### THE EXERCISE
Only the lines from the start of the data through the line with "const aYTicks = [0, 20, 40, 60, 80, 100];" belong in the copy. Restate them word for word, minus the pictures.

### DATA PROVIDED
___
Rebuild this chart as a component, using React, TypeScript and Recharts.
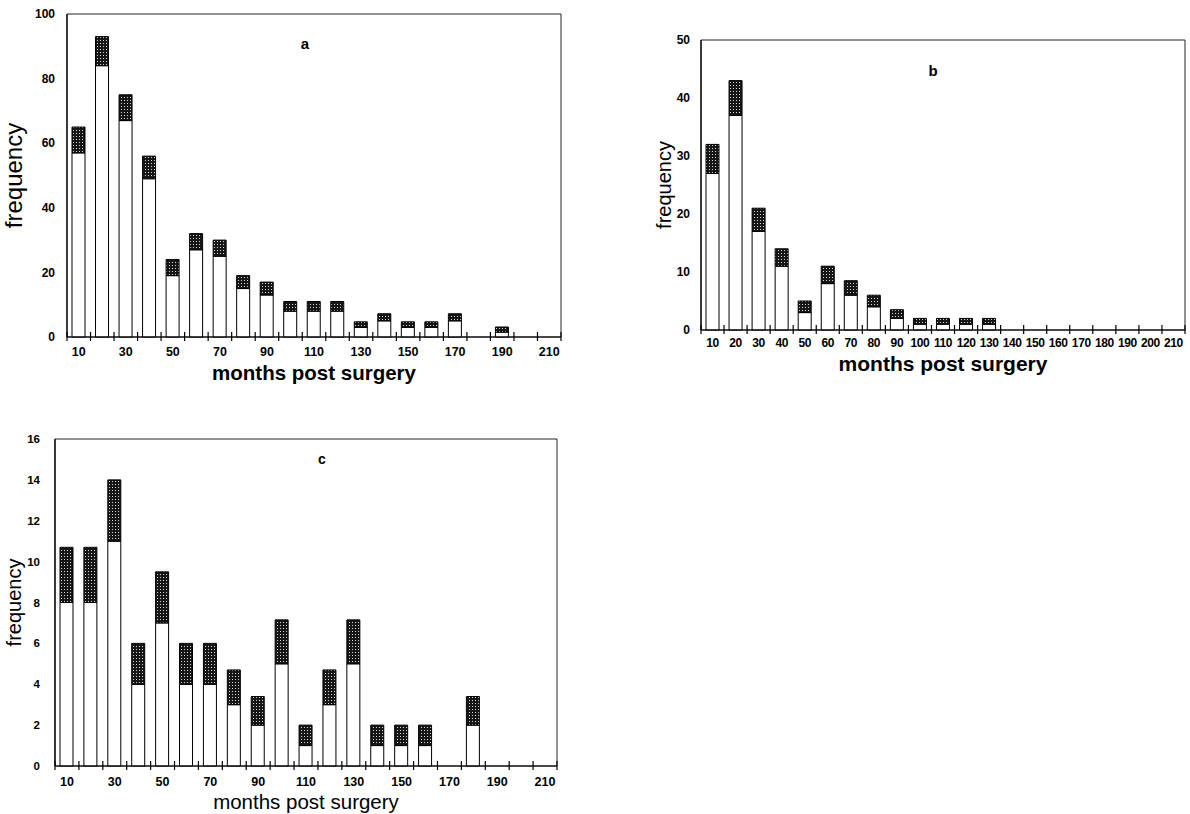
import React from 'react';
import { BarChart, Bar, XAxis, YAxis, ReferenceArea } from 'recharts';

const FONT = '"Liberation Sans", Arial, Helvetica, sans-serif';

// month bins (category centres) and bin edges
const bins = [10, 20, 30, 40, 50, 60, 70, 80, 90, 100, 110, 120, 130, 140, 150, 160, 170, 180, 190, 200, 210];
const binEdges = [5, 15, 25, 35, 45, 55, 65, 75, 85, 95, 105, 115, 125, 135, 145, 155, 165, 175, 185, 195, 205, 215];
const oddLabels = [10, 30, 50, 70, 90, 110, 130, 150, 170, 190, 210];
const allLabels = bins;

// panel a
const aWhite = [57, 84, 67, 49, 19, 27, 25, 15, 13, 8, 8, 8, 3, 5, 3, 3, 5, 0, 1.5, 0, 0];
const aStippled = [8, 9, 8, 7, 5, 5, 5, 4, 4, 3, 3, 3, 1.7, 2.2, 1.7, 1.7, 2.2, 0, 1.6, 0, 0];
const aYTicks = [0, 20, 40, 60, 80, 100];

// panel b
const bWhite = [27, 37, 17, 11, 3, 8, 6, 4, 2, 1, 1, 1, 1, 0, 0, 0, 0, 0, 0, 0, 0];
const bStippled = [5, 6, 4, 3, 2, 3, 2.5, 2, 1.5, 1, 1, 1, 1, 0, 0, 0, 0, 0, 0, 0, 0];
const bYTicks = [0, 10, 20, 30, 40, 50];

// panel c
const cWhite = [8, 8, 11, 4, 7, 4, 4, 3, 2, 5, 1, 3, 5, 1, 1, 1, 0, 2, 0, 0, 0];
const cStippled = [2.7, 2.7, 3, 2, 2.5, 2, 2, 1.7, 1.4, 2.15, 1, 1.7, 2.15, 1, 1, 1, 0, 1.4, 0, 0, 0];
const cYTicks = [0, 2, 4, 6, 8, 10, 12, 14, 16];

const rows = (white: number[], stip: number[]) =>
  bins.map((bin, i) => ({ bin, white: white[i], stippled: stip[i] }));

const makeXTick = (labels: number[], fontSize: number, dy: number, spacing: number) => (p: any) => {
  const { x, y, payload } = p;
  const v = Number(payload.value);
  if (binEdges.includes(v)) {
    return <line x1={x} x2={x} y1={y - 5} y2={y + 4} stroke="#000" strokeWidth={1.2} />;
  }
  if (labels.includes(v)) {
    return (
      <text x={x} y={y + dy} textAnchor="middle" fontFamily={FONT} fontWeight="bold" fontSize={fontSize} letterSpacing={spacing} fill="#000">
        {v}
      </text>
    );
  }
  return <g />;
};

type PanelProps = {
  data: { bin: number; white: number; stippled: number }[];
  left: number; top: number; width: number; height: number;
  margin: { top: number; right: number; bottom: number; left: number };
  yWidth: number; xHeight: number; yMax: number; yTicks: number[];
  xLabels: number[]; xFont: number; xDy: number; xSpacing: number;
  yFont: number; yTickMargin: number;
  xTitleFont: number; xTitleWeight: string; xTitleOffset: number;
  yTitleFont: number; yTitleWeight: string; yTitleOffset: number;
  barSize: number;
  letter: string; letterX: number; letterY: number; letterFont: number;
};

function Panel(p: PanelProps) {
  const xTicks = [...binEdges, ...p.xLabels].sort((a, b) => a - b);
  return (
    <div style={{ position: 'absolute', left: p.left, top: p.top, width: p.width, height: p.height }}>
      <BarChart width={p.width} height={p.height} data={p.data} margin={p.margin}>
        <XAxis
          dataKey="bin"
          type="number"
          domain={[5, 215]}
          ticks={xTicks}
          interval={0}
          height={p.xHeight}
          tickLine={false}
          tickSize={0}
          tickMargin={0}
          axisLine={{ stroke: '#000', strokeWidth: 1.2 }}
          tick={makeXTick(p.xLabels, p.xFont, p.xDy, p.xSpacing)}
          label={{
            value: 'months post surgery',
            position: 'insideTop',
            offset: p.xTitleOffset,
            style: { fontFamily: FONT, fontSize: p.xTitleFont, fontWeight: p.xTitleWeight as any, fill: '#000' },
          }}
        />
        <YAxis
          type="number"
          domain={[0, p.yMax]}
          ticks={p.yTicks}
          interval={0}
          width={p.yWidth}
          tickLine={false}
          tickSize={0}
          tickMargin={p.yTickMargin}
          axisLine={{ stroke: '#000', strokeWidth: 1.2 }}
          tick={{ fontFamily: FONT, fontWeight: 'bold', fontSize: p.yFont, fill: '#000' }}
          label={{
            value: 'frequency',
            angle: -90,
            position: 'insideLeft',
            offset: p.yTitleOffset,
            style: { fontFamily: FONT, fontSize: p.yTitleFont, fontWeight: p.yTitleWeight as any, fill: '#000', textAnchor: 'middle' },
          }}
        />
        <ReferenceArea x1={5} x2={215} y1={0} y2={p.yMax} fill="none" stroke="#222" strokeWidth={1} ifOverflow="visible" />
        <Bar dataKey="white" stackId="s" fill="#fff" stroke="#000" strokeWidth={1} barSize={p.barSize} isAnimationActive={false} />
        <Bar dataKey="stippled" stackId="s" fill="url(#stipple)" stroke="#000" strokeWidth={1} barSize={p.barSize} isAnimationActive={false} />
      </BarChart>
      <div
        style={{
          position: 'absolute', left: p.letterX, top: p.letterY, transform: 'translate(-50%, -50%)',
          fontFamily: FONT, fontWeight: 'bold', fontSize: p.letterFont, lineHeight: 1, color: '#000',
        }}
      >
        {p.letter}
      </div>
    </div>
  );
}

export default function App() {
  return (
    <div style={{ position: 'absolute', left: 0, top: 0, width: 1190, height: 814, background: '#fff', overflow: 'hidden' }}>
      <svg width={0} height={0} style={{ position: 'absolute' }}>
        <defs>
          <pattern id="stipple" patternUnits="userSpaceOnUse" width={3} height={3}>
            <rect x={0} y={0} width={3} height={3} fill="#161616" />
            <rect x={1} y={1} width={1} height={1} fill="#d8d8d8" />
          </pattern>
        </defs>
      </svg>
      <Panel
        data={rows(aWhite, aStippled)}
        left={0} top={0} width={600} height={400}
        margin={{ top: 14, right: 39, bottom: 0, left: 0 }}
        yWidth={67} xHeight={63} yMax={100} yTicks={aYTicks}
        xLabels={oddLabels} xFont={12.5} xDy={19} xSpacing={0}
        yFont={12} yTickMargin={12}
        xTitleFont={20.5} xTitleWeight="bold" xTitleOffset={28}
        yTitleFont={24} yTitleWeight="normal" yTitleOffset={13}
        barSize={13}
        letter="a" letterX={305} letterY={43} letterFont={15}
      />
      <Panel
        data={rows(bWhite, bStippled)}
        left={600} top={0} width={590} height={400}
        margin={{ top: 40, right: 5, bottom: 0, left: 0 }}
        yWidth={101} xHeight={70} yMax={50} yTicks={bYTicks}
        xLabels={allLabels} xFont={12} xDy={16.5} xSpacing={-0.4}
        yFont={12} yTickMargin={11}
        xTitleFont={21} xTitleWeight="bold" xTitleOffset={26}
        yTitleFont={20} yTitleWeight="normal" yTitleOffset={64}
        barSize={13}
        letter="b" letterX={333} letterY={70} letterFont={15}
      />
      <Panel
        data={rows(cWhite, cStippled)}
        left={0} top={420} width={600} height={394}
        margin={{ top: 19, right: 43, bottom: 0, left: 0 }}
        yWidth={55} xHeight={48} yMax={16} yTicks={cYTicks}
        xLabels={oddLabels} xFont={12.5} xDy={19.5} xSpacing={0}
        yFont={11.5} yTickMargin={15}
        xTitleFont={20.5} xTitleWeight="normal" xTitleOffset={28}
        yTitleFont={20} yTitleWeight="normal" yTitleOffset={14}
        barSize={13}
        letter="c" letterX={322} letterY={39} letterFont={14}
      />
    </div>
  );
}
___
### TASK ANSWER
Rebuild this chart as a component, using React, TypeScript and Recharts.
import React from 'react';
import { BarChart, Bar, XAxis, YAxis, ReferenceArea } from 'recharts';

const FONT = '"Liberation Sans", Arial, Helvetica, sans-serif';

// month bins (category centres) and bin edges
const bins = [10, 20, 30, 40, 50, 60, 70, 80, 90, 100, 110, 120, 130, 140, 150, 160, 170, 180, 190, 200, 210];
const binEdges = [5, 15, 25, 35, 45, 55, 65, 75, 85, 95, 105, 115, 125, 135, 145, 155, 165, 175, 185, 195, 205, 215];
const oddLabels = [10, 30, 50, 70, 90, 110, 130, 150, 170, 190, 210];
const allLabels = bins;

// panel a
const aWhite = [57, 84, 67, 49, 19, 27, 25, 15, 13, 8, 8, 8, 3, 5, 3, 3, 5, 0, 1.5, 0, 0];
const aStippled = [8, 9, 8, 7, 5, 5, 5, 4, 4, 3, 3, 3, 1.7, 2.2, 1.7, 1.7, 2.2, 0, 1.6, 0, 0];
const aYTicks = [0, 20, 40, 60, 80, 100];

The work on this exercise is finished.